Using the correlations previously found, for example, it is possible to determine IRI and PCI limits, respectively, depicted in Figure 13 and Figure 14.

As already stated, weak correlations were found between the two aforementioned indices and a_wz. For this reason, it would be necessary to increase the sample size to better investigate these correlations, eventually improving them.

4. Conclusions

In this paper, several road pavement evaluation methods were applied to 14 sections of historical Sampietrini pavements: PCI, IRI, and a_wz. In particular, starting from the PCI method established for block pavements, specific severity threshold values for all possible distress types characterizing Sampietrini pavements were proposed.

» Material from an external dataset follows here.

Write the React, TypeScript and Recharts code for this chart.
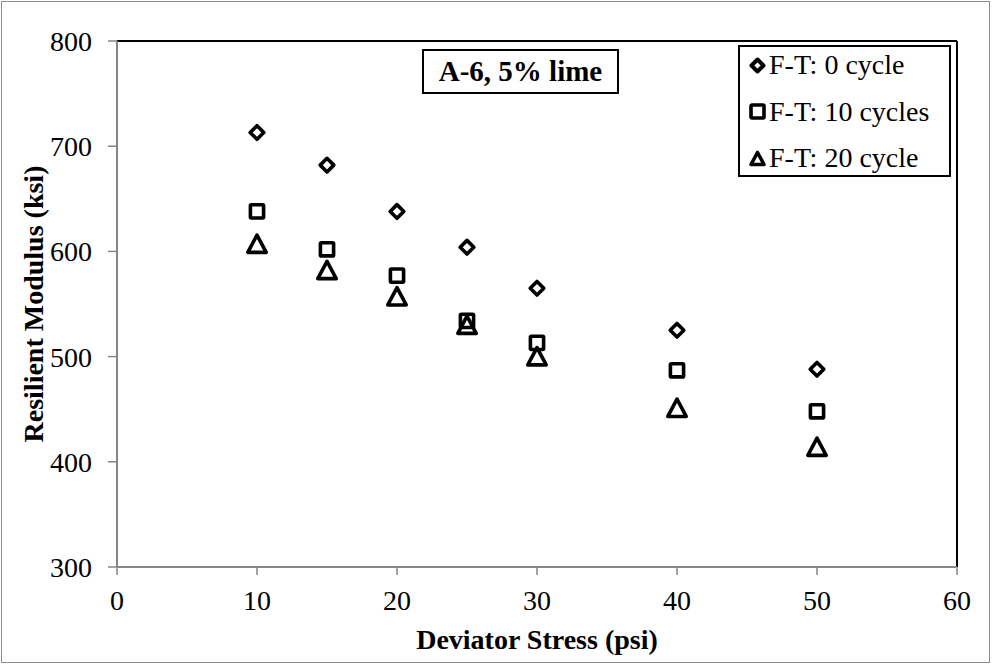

A good correlation factor (R² = 0.82) was found between PCI and IRI values calculated for the aforementioned sections. In addition, considering that PCI values greater than 85 correspond to pavements in excellent conditions, it was confirmed that new or reconstructed Sampietrini pavements are characterized by not negligible roughness level (IRI = 6–8 m/km). In fact, they cannot be used for high-speed roads (>50 km/h).

For a Sampietrini pavement in good condition (PCI = 88–92, good), the values of a_wz calculated at velocities within the range from 10 to 50 km/h showed that, for speed equal to 40 and 50 km/h, ride quality might be little or fairly uncomfortable. When the pavement conditions get worse (PCI = 46–54, poor), ride comfort also decreases, arriving at a very uncomfortable level at 50 km/h.

Although weak correlations were found between PCI-a_wz and IRI-a_wz, to develop an appropriate Sampietrini management system based on the ride quality perceived by road users, speed related PCI and IRI thresholds are also proposed.

In this sense, wider and extensive in situ measurements should be performed to improve the accuracy and the efficiency of the proposed approach for the surface conditions assessment of Sampietrini pavements.